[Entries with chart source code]
——

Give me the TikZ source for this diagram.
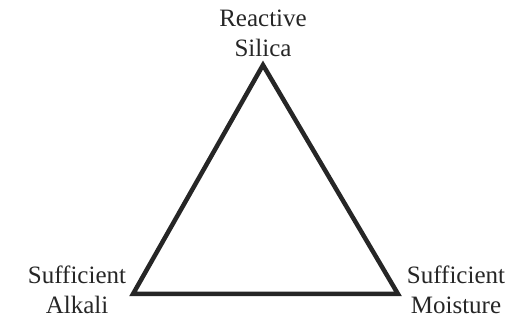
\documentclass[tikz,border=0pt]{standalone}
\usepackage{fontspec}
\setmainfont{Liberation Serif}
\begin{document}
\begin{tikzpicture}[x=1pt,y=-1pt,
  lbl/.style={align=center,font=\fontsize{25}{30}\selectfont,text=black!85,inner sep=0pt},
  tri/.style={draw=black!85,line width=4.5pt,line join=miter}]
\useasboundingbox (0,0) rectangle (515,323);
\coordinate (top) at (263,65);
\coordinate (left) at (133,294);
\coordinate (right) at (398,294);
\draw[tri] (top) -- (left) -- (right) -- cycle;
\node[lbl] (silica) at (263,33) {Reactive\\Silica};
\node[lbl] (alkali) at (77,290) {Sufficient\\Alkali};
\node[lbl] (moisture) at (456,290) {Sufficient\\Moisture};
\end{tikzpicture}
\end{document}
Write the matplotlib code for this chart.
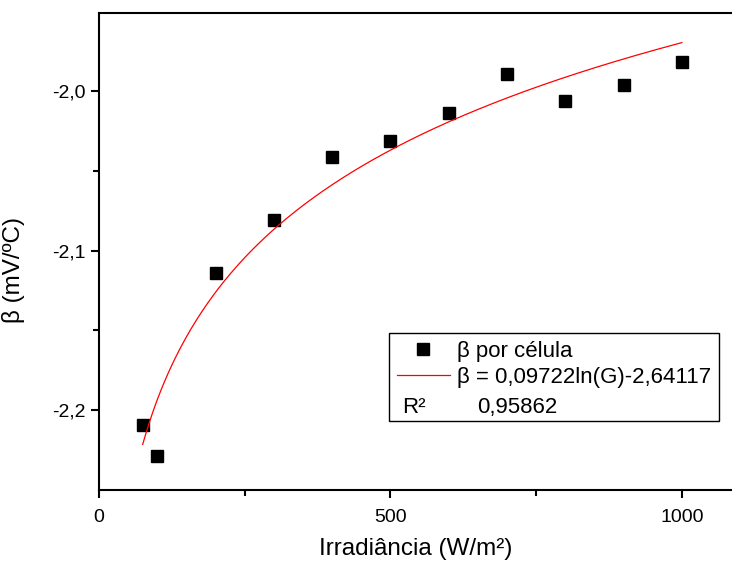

——

## WHAT YOU HAVE TO DO
From the entries above, pull out each line that includes "this".

## WORKED ANSWER
Give me the TikZ source for this diagram.
Write the matplotlib code for this chart.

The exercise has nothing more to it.